I despise versions of postmodernism that suggest that there is no such thing as truth, that the truth is up for grabs, relative and subjective. Narrative does not trump all; it does not trump the facts. The facts are immutable.
Filmmaker and writer Errol Morris’s quote comes from a Sunday, Sept. 2, 2012, New York Times article about his new book, A Wilderness of Error.
The quote seems appropriate this week after the gathering of the two national political conventions in which, according to fact-checkers and commentators, the truth and respect for the truth were hard to find.
These days, the truth almost seems to be an antiquated idea. Fewer and fewer people seem to believe there is such a thing as “The Truth” no matter what the subject under discussion.
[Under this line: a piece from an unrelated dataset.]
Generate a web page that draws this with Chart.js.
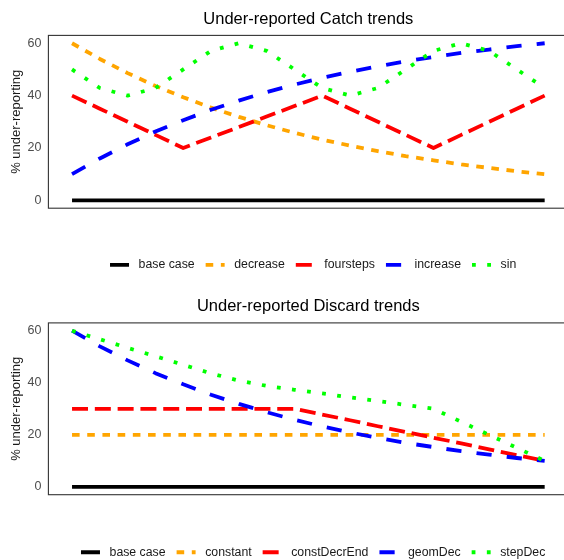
<!DOCTYPE html>
<html>
<head>
<meta charset="utf-8">
<title>Under-reporting trends</title>
<script src="https://cdn.jsdelivr.net/npm/chart.js@4.4.1/dist/chart.umd.min.js"></script>
<style>
  html, body { margin: 0; padding: 0; background: #ffffff; overflow: hidden; }
  #wrap { position: relative; width: 564px; height: 560px; overflow: hidden; }
  canvas { position: absolute; left: 0; }
</style>
</head>
<body>
<div id="wrap">
  <canvas id="catchChart" width="572" height="282" style="top:0;width:572px;height:282px"></canvas>
  <canvas id="discardChart" width="572" height="290" style="top:280px;width:572px;height:290px"></canvas>
</div>
<script>
// Simulation years (x positions of every series)
const steps = [1, 2, 3, 4, 5, 6, 7, 8, 9, 10, 11, 12, 13, 14, 15, 16, 17, 18];
const yTicks = [0, 20, 40, 60];

// Under-reported catch scenarios (% under-reporting per year)
const catchBaseCase = [0, 0, 0, 0, 0, 0, 0, 0, 0, 0, 0, 0, 0, 0, 0, 0, 0, 0];
const catchDecrease = [60, 54, 48.6, 43.7, 39.4, 35.4, 31.9, 28.7, 25.8, 23.2, 20.9, 18.8, 16.9, 15.3, 13.7, 12.4, 11.1, 10];
const catchFoursteps = [40, 35, 30, 25, 20, 24, 28, 32, 36, 40, 35, 30, 25, 20, 25, 30, 35, 40];
const catchIncrease = [10, 16, 21.4, 26.3, 30.6, 34.6, 38.1, 41.3, 44.2, 46.8, 49.1, 51.2, 53.1, 54.7, 56.3, 57.6, 58.9, 60];
const catchSin = [50, 42.9, 40, 42.9, 50, 57.1, 60, 57.1, 50, 42.9, 40, 42.9, 50, 57.1, 60, 57.1, 50, 42.9];

// Under-reported discard scenarios (% under-reporting per year)
const discardBaseCase = [0, 0, 0, 0, 0, 0, 0, 0, 0, 0, 0, 0, 0, 0, 0, 0, 0, 0];
const discardConstant = [20, 20, 20, 20, 20, 20, 20, 20, 20, 20, 20, 20, 20, 20, 20, 20, 20, 20];
const discardConstDecrEnd = [30, 30, 30, 30, 30, 30, 30, 30, 30, 27.8, 25.6, 23.3, 21.1, 18.9, 16.7, 14.4, 12.2, 10];
const discardGeomDec = [60, 54, 48.6, 43.7, 39.4, 35.4, 31.9, 28.7, 25.8, 23.2, 20.9, 18.8, 16.9, 15.3, 13.7, 12.4, 11.1, 10];
const discardStepDec = [60, 56.7, 53.4, 50.2, 46.9, 43.6, 40.8, 38.8, 37.3, 35.9, 34.4, 33, 31.5, 30, 25, 20, 15, 10];

Chart.defaults.font.family = "'Liberation Sans', Arial, sans-serif";

const LINE_W = 3.8;
const DASH = {
  solid: [],
  short: [7.6, 7.6],
  long: [16, 6.8],
  dashed: [15.2, 15.2],
  dotted: [3.8, 11.4]
};

function series(label, values, color, dash, idx, total) {
  return {
    label: label,
    data: steps.map((s, i) => ({ x: s, y: values[i] })),
    borderColor: color,
    backgroundColor: color,
    borderWidth: LINE_W,
    borderDash: dash,
    borderCapStyle: 'butt',
    borderJoinStyle: 'round',
    pointRadius: 0,
    pointHoverRadius: 0,
    tension: 0,
    fill: false,
    order: total - idx
  };
}

// Legend keys: a short stroke in each series' own colour and dash pattern
function legendItems(chart) {
  const items = Chart.defaults.plugins.legend.labels.generateLabels(chart);
  items.forEach(it => {
    const ds = chart.data.datasets[it.datasetIndex];
    it.text = ' ' + ds.label;
    it.lineDash = ds.borderDash;
    it.lineDashOffset = 0;
    it.lineWidth = ds.borderWidth;
    it.strokeStyle = ds.borderColor;
    it.fillStyle = ds.borderColor;
    it.lineCap = 'butt';
    it.pointStyle = 'line';
  });
  return items;
}

// Dark frame around the plotting panel
const panelBorder = {
  id: 'panelBorder',
  afterDatasetsDraw(chart) {
    const a = chart.chartArea;
    const ctx = chart.ctx;
    ctx.save();
    ctx.strokeStyle = '#333333';
    ctx.lineWidth = 1.1;
    ctx.setLineDash([]);
    ctx.strokeRect(a.left, a.top, a.right - a.left, a.bottom - a.top);
    ctx.restore();
  }
};

// Nudge the legend row slightly to the right
const legendNudge = {
  id: 'legendNudge',
  afterLayout(chart) {
    if (chart.legend) {
      chart.legend.left += 4.8;
      chart.legend.right += 4.8;
    }
  }
};

function makeChart(canvasId, titleText, defs, lay) {
  const datasets = defs.map((d, i) => series(d[0], d[1], d[2], d[3], i, defs.length));
  return new Chart(document.getElementById(canvasId), {
    type: 'line',
    data: { datasets: datasets },
    plugins: [panelBorder, legendNudge],
    options: {
      responsive: false,
      animation: false,
      events: [],
      layout: { padding: { left: 0, right: 3.7, top: 0, bottom: lay.padBottom } },
      scales: {
        x: {
          type: 'linear',
          min: 0.15,
          max: 18.85,
          grid: { display: false, drawTicks: false },
          border: { display: false },
          ticks: { display: false },
          afterFit(scale) { scale.height = lay.xAxisH; }
        },
        y: {
          type: 'linear',
          min: -3,
          max: 63,
          grid: { display: false, drawTicks: false },
          border: { display: false },
          afterBuildTicks(scale) { scale.ticks = yTicks.map(v => ({ value: v })); },
          ticks: {
            padding: 7,
            color: '#4d4d4d',
            font: { size: 12.5 }
          },
          title: {
            display: true,
            text: '% under-reporting',
            color: '#1a1a1a',
            font: { size: 13 },
            padding: { top: 9, bottom: 0 }
          },
          afterFit(scale) { scale.width = 48.4; }
        }
      },
      plugins: {
        title: {
          display: true,
          text: titleText,
          fullSize: false,
          color: '#000000',
          font: { size: 16.5, weight: 'normal' },
          padding: lay.titlePad
        },
        legend: {
          display: true,
          position: 'bottom',
          fullSize: false,
          labels: {
            usePointStyle: true,
            pointStyle: 'line',
            pointStyleWidth: 19,
            padding: 11,
            color: '#1a1a1a',
            font: { size: 12.3 },
            generateLabels: legendItems,
            sort: (a, b) => a.datasetIndex - b.datasetIndex
          }
        },
        tooltip: { enabled: false }
      }
    }
  });
}

makeChart('catchChart', 'Under-reported Catch trends', [
  ['base case', catchBaseCase, '#000000', DASH.solid],
  ['decrease', catchDecrease, '#FFA500', DASH.short],
  ['foursteps', catchFoursteps, '#FF0000', DASH.long],
  ['increase', catchIncrease, '#0000FF', DASH.dashed],
  ['sin', catchSin, '#00FF00', DASH.dotted]
], { titlePad: { top: 9.2, bottom: 6.4 }, xAxisH: 39.5, padBottom: 1 });

makeChart('discardChart', 'Under-reported Discard trends', [
  ['base case', discardBaseCase, '#000000', DASH.solid],
  ['constant', discardConstant, '#FFA500', DASH.short],
  ['constDecrEnd', discardConstDecrEnd, '#FF0000', DASH.long],
  ['geomDec', discardGeomDec, '#0000FF', DASH.dashed],
  ['stepDec', discardStepDec, '#00FF00', DASH.dotted]
], { titlePad: { top: 16.2, bottom: 6.9 }, xAxisH: 40.4, padBottom: 1.6 });
</script>
</body>
</html>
They think, instead, that there are multiple truths, each as valid as the others. And their “truth” is true because they say it is, not because it is based on discernable facts.
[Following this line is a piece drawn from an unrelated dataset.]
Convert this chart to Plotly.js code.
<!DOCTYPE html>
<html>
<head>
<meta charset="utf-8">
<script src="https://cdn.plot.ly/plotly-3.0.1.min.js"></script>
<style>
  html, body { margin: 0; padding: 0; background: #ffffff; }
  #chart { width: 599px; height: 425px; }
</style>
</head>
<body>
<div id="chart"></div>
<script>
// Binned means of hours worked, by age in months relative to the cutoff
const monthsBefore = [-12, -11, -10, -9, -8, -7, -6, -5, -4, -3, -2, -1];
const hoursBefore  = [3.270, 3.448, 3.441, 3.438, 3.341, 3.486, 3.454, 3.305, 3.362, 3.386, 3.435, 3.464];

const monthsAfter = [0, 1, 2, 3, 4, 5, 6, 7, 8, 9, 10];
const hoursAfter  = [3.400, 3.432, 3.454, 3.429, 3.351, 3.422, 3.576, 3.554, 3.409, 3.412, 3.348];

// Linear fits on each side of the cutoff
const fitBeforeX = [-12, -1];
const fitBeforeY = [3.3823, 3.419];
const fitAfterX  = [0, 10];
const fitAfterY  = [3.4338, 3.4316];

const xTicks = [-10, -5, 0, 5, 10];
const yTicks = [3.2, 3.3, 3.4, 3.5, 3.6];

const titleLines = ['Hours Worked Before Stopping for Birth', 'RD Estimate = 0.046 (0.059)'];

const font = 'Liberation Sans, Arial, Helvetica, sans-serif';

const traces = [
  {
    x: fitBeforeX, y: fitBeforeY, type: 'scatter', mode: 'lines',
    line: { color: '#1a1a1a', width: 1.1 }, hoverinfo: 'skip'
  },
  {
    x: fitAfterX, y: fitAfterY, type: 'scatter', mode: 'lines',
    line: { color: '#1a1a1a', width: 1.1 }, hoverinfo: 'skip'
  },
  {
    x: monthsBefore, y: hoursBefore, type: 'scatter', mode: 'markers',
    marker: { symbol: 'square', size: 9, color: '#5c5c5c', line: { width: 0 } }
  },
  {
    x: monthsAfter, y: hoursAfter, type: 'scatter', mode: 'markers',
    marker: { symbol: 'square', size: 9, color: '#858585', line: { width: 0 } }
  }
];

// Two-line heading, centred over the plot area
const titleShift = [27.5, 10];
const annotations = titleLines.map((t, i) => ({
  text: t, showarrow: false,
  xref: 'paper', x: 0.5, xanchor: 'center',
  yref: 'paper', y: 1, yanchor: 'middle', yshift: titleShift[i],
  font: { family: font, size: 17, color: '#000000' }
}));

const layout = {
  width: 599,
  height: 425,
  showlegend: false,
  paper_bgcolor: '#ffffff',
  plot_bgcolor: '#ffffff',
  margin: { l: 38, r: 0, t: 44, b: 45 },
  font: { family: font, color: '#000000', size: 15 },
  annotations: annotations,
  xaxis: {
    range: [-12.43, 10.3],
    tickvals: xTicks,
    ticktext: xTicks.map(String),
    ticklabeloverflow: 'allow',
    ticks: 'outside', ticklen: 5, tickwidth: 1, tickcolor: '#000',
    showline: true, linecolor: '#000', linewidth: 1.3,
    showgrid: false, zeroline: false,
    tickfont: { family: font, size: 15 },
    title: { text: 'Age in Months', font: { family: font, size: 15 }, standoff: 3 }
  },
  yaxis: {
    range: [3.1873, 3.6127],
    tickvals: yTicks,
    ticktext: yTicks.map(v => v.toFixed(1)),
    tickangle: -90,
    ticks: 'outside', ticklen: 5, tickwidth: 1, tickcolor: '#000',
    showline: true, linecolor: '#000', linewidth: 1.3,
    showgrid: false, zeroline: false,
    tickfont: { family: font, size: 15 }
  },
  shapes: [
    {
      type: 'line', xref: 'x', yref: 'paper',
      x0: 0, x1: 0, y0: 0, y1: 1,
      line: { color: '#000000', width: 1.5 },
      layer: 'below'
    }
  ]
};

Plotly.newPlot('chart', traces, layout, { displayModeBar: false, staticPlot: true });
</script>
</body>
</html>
One political pollster recently came close to saying that neither truth nor facts matter. He said, “Fact-checkers come to this with their own sets of thoughts and beliefs, and you know what? We’re not going to let our campaign be dictated by fact-checkers.”
Bill Adair, editor of PolitiFacts.com, a fact-checking organization that provides information about what’s true and what’s not in political discourse, says that both parties are guilty of stretching the truth to fit their purposes. “It’s a classic strategy: Don’t let the facts get in the way of a good campaign theme,” the Huffington Post this week quotes him as saying. “Both campaigns have certain story lines they’re going to push.”